• **TASK INSTRUCTIONS**: Look below. Copy each line that has "this" in it.

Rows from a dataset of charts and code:
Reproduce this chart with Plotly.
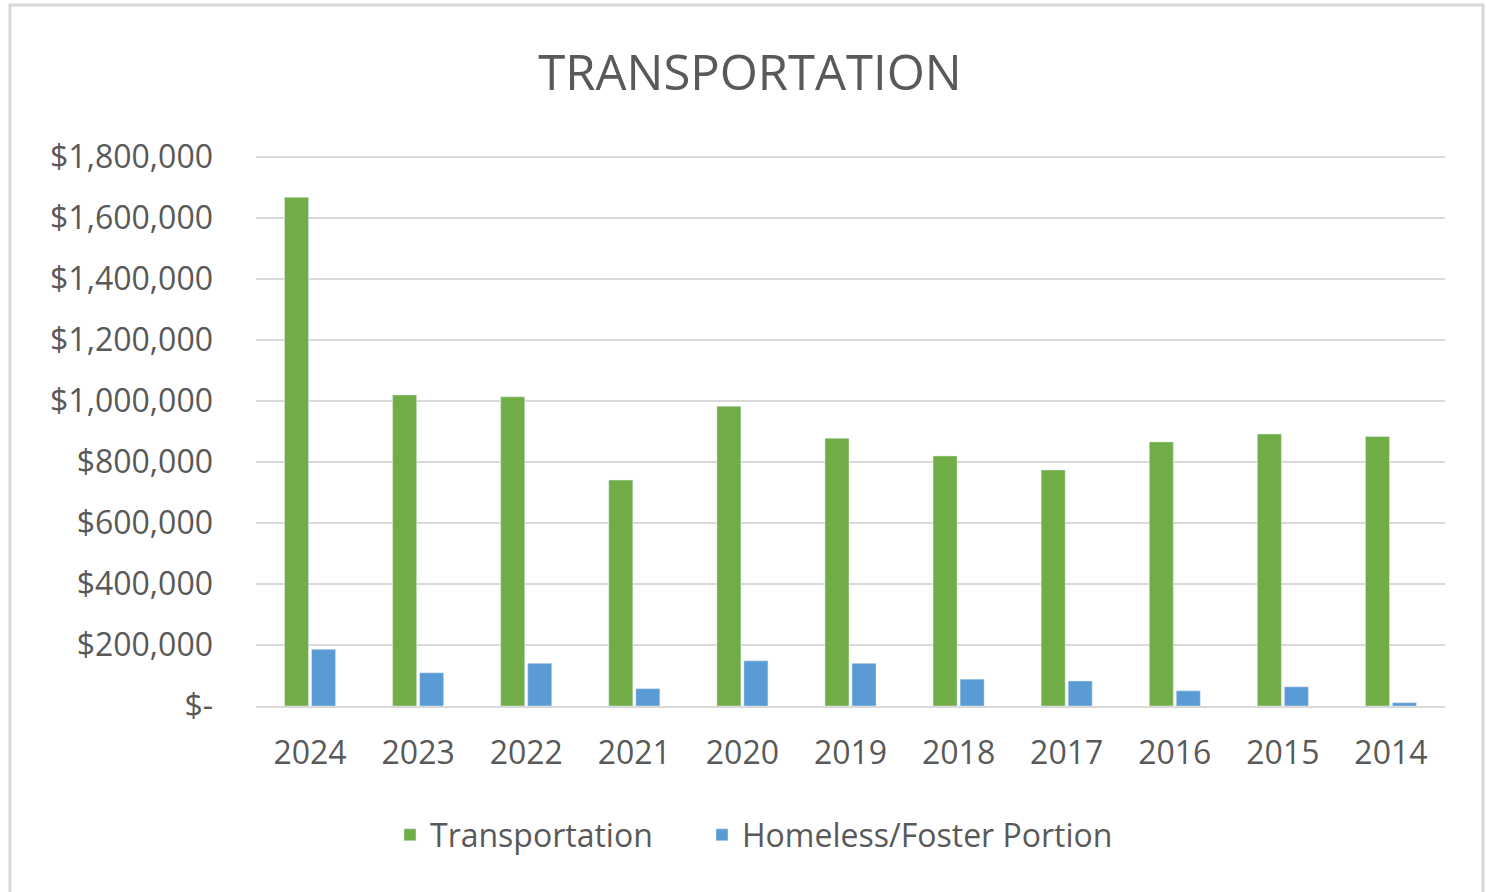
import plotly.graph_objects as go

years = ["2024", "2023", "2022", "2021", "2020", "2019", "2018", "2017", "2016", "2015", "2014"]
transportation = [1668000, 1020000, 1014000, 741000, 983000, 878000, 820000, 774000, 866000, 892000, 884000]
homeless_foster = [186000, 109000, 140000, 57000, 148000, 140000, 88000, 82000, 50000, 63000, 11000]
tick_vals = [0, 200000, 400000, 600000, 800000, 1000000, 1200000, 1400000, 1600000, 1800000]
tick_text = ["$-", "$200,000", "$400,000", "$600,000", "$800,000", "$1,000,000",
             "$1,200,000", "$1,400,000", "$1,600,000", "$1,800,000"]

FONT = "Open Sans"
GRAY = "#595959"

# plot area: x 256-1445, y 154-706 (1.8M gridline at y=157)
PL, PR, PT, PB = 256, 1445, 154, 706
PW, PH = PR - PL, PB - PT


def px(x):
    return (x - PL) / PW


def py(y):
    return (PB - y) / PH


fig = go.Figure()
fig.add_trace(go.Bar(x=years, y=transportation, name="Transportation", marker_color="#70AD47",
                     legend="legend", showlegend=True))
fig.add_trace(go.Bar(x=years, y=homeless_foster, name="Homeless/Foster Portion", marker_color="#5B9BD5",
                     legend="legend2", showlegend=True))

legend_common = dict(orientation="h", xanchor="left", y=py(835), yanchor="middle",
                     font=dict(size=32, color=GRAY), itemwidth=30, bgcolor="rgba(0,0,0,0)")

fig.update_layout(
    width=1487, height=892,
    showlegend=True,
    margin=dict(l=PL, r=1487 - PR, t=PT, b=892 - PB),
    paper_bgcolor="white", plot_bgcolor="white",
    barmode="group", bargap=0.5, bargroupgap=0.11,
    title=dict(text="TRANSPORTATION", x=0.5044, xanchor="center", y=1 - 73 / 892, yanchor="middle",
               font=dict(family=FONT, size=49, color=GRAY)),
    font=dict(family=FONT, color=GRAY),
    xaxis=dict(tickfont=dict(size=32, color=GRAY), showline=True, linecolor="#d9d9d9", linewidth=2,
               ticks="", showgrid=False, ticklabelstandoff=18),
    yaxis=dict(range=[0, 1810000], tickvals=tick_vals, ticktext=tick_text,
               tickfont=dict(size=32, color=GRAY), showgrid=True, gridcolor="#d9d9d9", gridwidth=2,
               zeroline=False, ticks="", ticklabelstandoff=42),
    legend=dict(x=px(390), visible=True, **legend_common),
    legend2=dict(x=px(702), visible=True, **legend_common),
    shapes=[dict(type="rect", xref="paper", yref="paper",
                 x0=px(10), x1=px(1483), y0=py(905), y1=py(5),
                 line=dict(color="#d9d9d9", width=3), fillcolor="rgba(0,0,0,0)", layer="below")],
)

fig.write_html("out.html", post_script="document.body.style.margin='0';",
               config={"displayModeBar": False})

==

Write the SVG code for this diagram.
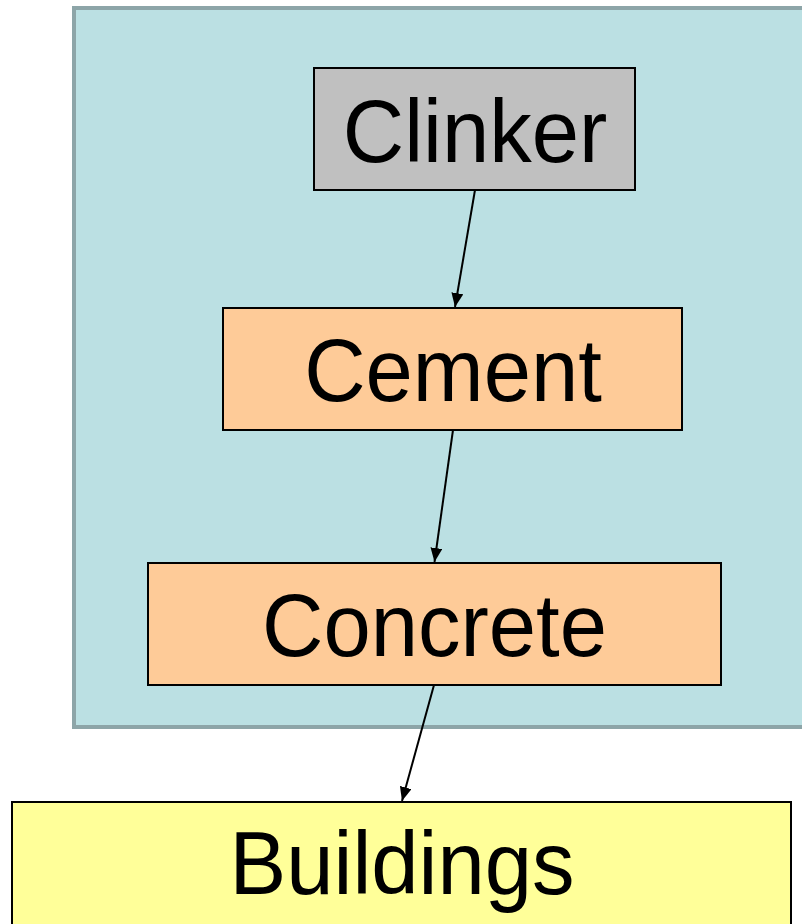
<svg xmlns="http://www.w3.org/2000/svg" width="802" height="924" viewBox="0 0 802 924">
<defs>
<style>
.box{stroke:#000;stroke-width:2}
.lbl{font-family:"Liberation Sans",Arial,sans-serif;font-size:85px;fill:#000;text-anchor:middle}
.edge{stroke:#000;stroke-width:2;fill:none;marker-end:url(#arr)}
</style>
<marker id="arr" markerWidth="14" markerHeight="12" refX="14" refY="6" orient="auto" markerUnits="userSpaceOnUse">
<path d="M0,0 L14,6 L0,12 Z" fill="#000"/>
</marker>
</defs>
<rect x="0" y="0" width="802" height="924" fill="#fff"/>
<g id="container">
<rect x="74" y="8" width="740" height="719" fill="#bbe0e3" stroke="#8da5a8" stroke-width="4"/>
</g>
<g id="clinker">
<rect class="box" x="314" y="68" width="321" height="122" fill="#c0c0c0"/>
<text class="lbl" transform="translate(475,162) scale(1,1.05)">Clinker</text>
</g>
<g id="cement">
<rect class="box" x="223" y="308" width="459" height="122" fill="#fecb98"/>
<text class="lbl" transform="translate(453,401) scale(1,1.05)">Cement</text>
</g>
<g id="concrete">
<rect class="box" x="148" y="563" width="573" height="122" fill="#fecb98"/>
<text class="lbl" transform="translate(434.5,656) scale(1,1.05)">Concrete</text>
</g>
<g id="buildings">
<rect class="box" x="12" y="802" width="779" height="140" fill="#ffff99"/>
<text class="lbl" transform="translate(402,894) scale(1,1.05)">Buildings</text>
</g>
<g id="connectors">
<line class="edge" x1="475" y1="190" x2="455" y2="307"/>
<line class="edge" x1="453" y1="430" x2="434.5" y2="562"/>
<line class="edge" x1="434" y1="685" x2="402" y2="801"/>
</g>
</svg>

• **CORRECT OUTPUT**:
Reproduce this chart with Plotly.
Write the SVG code for this diagram.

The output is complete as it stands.